I'll talk about some themes and techniques in the study of group growth and outline a geometry of numbers for nilpotent groups, including a recent result with M. Shapiro settling a long-standing question: the Heisenberg group -- the simplest non-abelian nilpotent group -- has rational growth in any generating set.
September 19: Gregory G. Smith (Queen's University)
Nonnegative sections and sums of squares
A polynomial with real coefficients is nonnegative if it takes on only nonnegative values. For example, any sum of squares is obviously nonnegative. For a homogeneous polynomial with respect to the standard grading, Hilbert famously characterized when the converse holds, that is when every nonnegative homogeneous polynomial is a sum of squares.
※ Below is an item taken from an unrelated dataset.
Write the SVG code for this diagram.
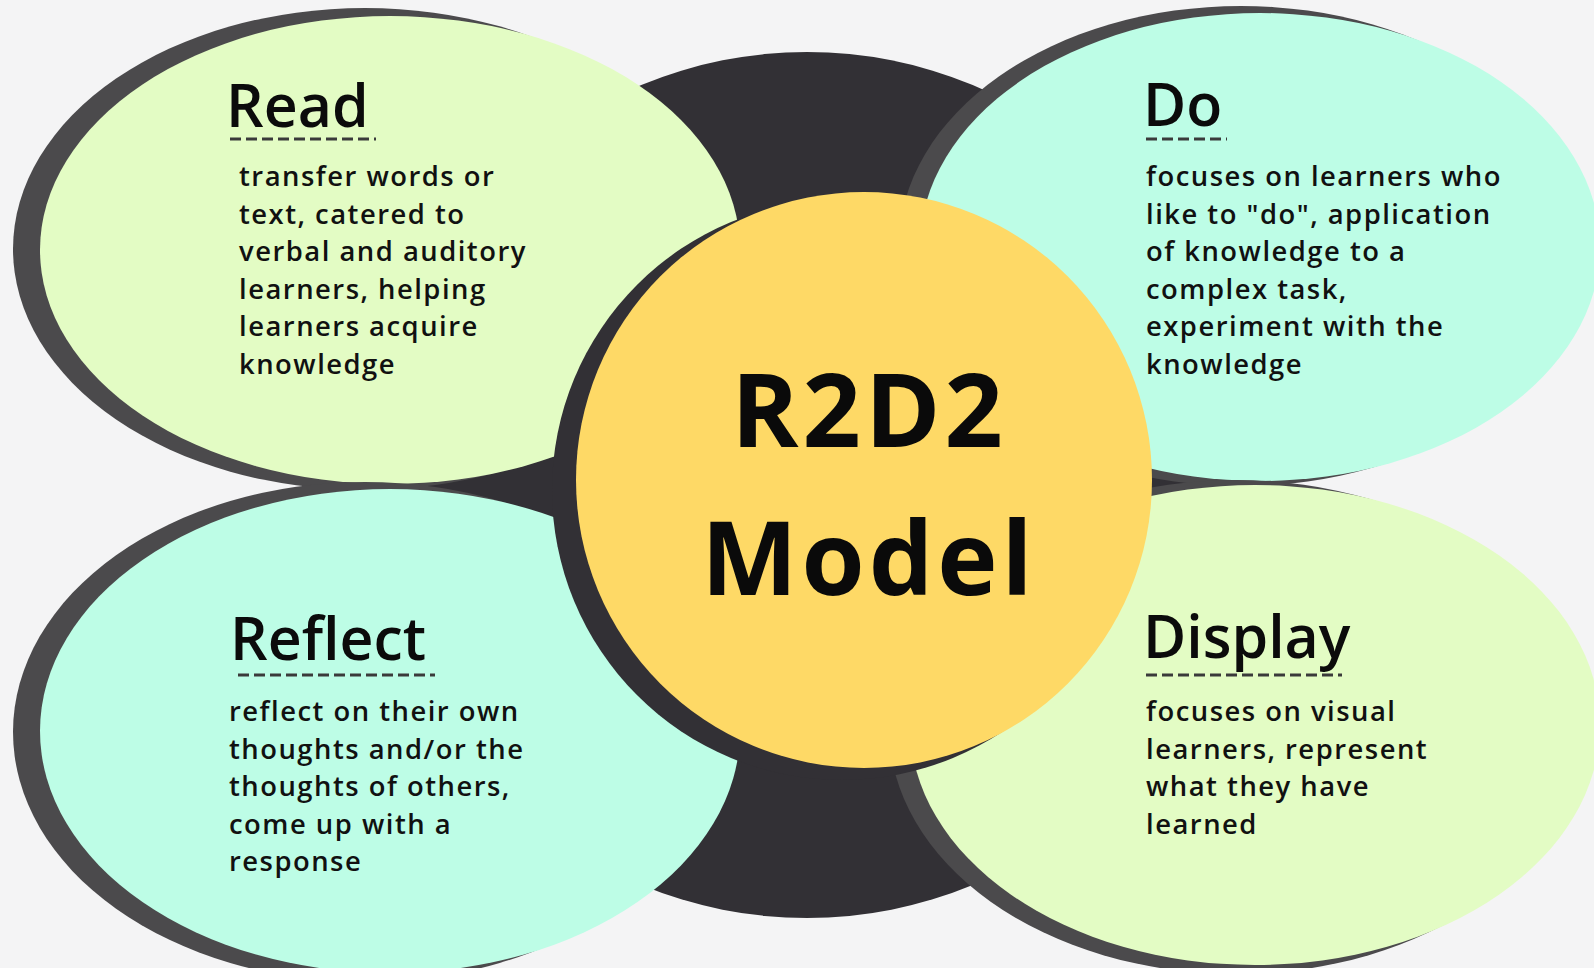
<svg xmlns="http://www.w3.org/2000/svg" width="1594" height="968" viewBox="0 0 1594 968">
  <style>
    .shadow { fill: #4b4a4c; }
    .green { fill: #e3fcc4; }
    .mint { fill: #bdfde6; }
    .dark { fill: #323035; }
    .title { font-family: "Open Sans", "Liberation Sans", sans-serif; font-weight: 600; font-size: 59px; fill: #0b0b0b; }
    .body { font-family: "Open Sans", "Liberation Sans", sans-serif; font-weight: 600; font-size: 27.4px; letter-spacing: 1.5px; fill: #111111; }
    .center { font-family: "Open Sans", "Liberation Sans", sans-serif; font-weight: 700; font-size: 102px; letter-spacing: 4px; fill: #0a0a0a; text-anchor: middle; }
    .dash { stroke: #3a3a3a; stroke-width: 3; stroke-dasharray: 11 5; fill: none; }
  </style>
  <rect x="0" y="0" width="1594" height="968" fill="#f4f4f5"/>

  <g id="backdrop">
    <circle class="dark" cx="807" cy="485" r="433"/>
  </g>

  <g id="node-read">
    <ellipse class="shadow" cx="365" cy="249" rx="352" ry="241"/>
    <ellipse class="green" cx="390" cy="250" rx="350" ry="234"/>
    <text class="title" x="226" y="127">Read</text>
    <line class="dash" x1="230" y1="139" x2="376" y2="139"/>
    <text class="body">
      <tspan x="239" y="186">transfer words or</tspan>
      <tspan x="239" y="223.6">text, catered to</tspan>
      <tspan x="239" y="261.2">verbal and auditory</tspan>
      <tspan x="239" y="298.8">learners, helping</tspan>
      <tspan x="239" y="336.4">learners acquire</tspan>
      <tspan x="239" y="374">knowledge</tspan>
    </text>
  </g>

  <g id="node-do">
    <ellipse class="shadow" cx="1241" cy="246" rx="342" ry="240"/>
    <ellipse class="mint" cx="1260" cy="247" rx="340" ry="234"/>
    <text class="title" x="1143" y="126">Do</text>
    <line class="dash" x1="1146" y1="139" x2="1227" y2="139"/>
    <text class="body">
      <tspan x="1146" y="186">focuses on learners who</tspan>
      <tspan x="1146" y="223.6">like to "do", application</tspan>
      <tspan x="1146" y="261.2">of knowledge to a</tspan>
      <tspan x="1146" y="298.8">complex task,</tspan>
      <tspan x="1146" y="336.4">experiment with the</tspan>
      <tspan x="1146" y="374">knowledge</tspan>
    </text>
  </g>

  <g id="node-reflect">
    <ellipse class="shadow" cx="365" cy="732" rx="352" ry="250"/>
    <ellipse class="mint" cx="390" cy="731" rx="350" ry="242"/>
    <text class="title" x="230" y="660">Reflect</text>
    <line class="dash" x1="238" y1="675" x2="435" y2="675"/>
    <text class="body">
      <tspan x="229" y="721">reflect on their own</tspan>
      <tspan x="229" y="758.6">thoughts and/or the</tspan>
      <tspan x="229" y="796.2">thoughts of others,</tspan>
      <tspan x="229" y="833.8">come up with a</tspan>
      <tspan x="229" y="871.4">response</tspan>
    </text>
  </g>

  <g id="node-display">
    <ellipse class="shadow" cx="1236" cy="727" rx="347" ry="247"/>
    <ellipse class="green" cx="1255" cy="725" rx="345" ry="240"/>
    <text class="title" x="1143" y="658">Display</text>
    <line class="dash" x1="1146" y1="675" x2="1342" y2="675"/>
    <text class="body">
      <tspan x="1146" y="721">focuses on visual</tspan>
      <tspan x="1146" y="758.6">learners, represent</tspan>
      <tspan x="1146" y="796.2">what they have</tspan>
      <tspan x="1146" y="833.8">learned</tspan>
    </text>
  </g>

  <g id="node-center">
    <circle class="dark" cx="842" cy="490" r="290"/>
    <circle cx="864" cy="480" r="288" fill="#fed966"/>
    <text class="center" x="869" y="447">R2D2</text>
    <text class="center" x="869" y="595">Model</text>
  </g>
</svg>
After reviewing some history of this problem, we will examine this converse in more general settings such as global sections of a line bundles. This line of inquiry has unexpected connections to classical algebraic geometry and leads to new examples in which every nonnegative homogeneous polynomial is a sum of squares. This talk is based on joint work with Grigoriy Blekherman and Mauricio Velasco.
October 3: Pham Huu Tiep (Arizona)
The notion of adequate subgroups was introduced by Thorne. It is a weakening of the notion of big subgroups used in generalizations of the Taylor-Wiles method for proving the automorphy of certain Galois representations. Using this idea, Thorne was able to strengthen many automorphy lifting theorems. It was shown recently by Guralnick, Herzig, Taylor, and Thorne that if the degree is small compared to the characteristic then all absolutely irreducible representations are adequate. We will discuss extensions of this result obtained recently in joint work with R. M. Guralnick and F. Herzig. In particular, we show that almost all absolutely irreducible representations in characteristic p of degree less than p are adequate. We will also address a question of Serre about indecomposable modules in characteristic p of dimension less than 2p-2.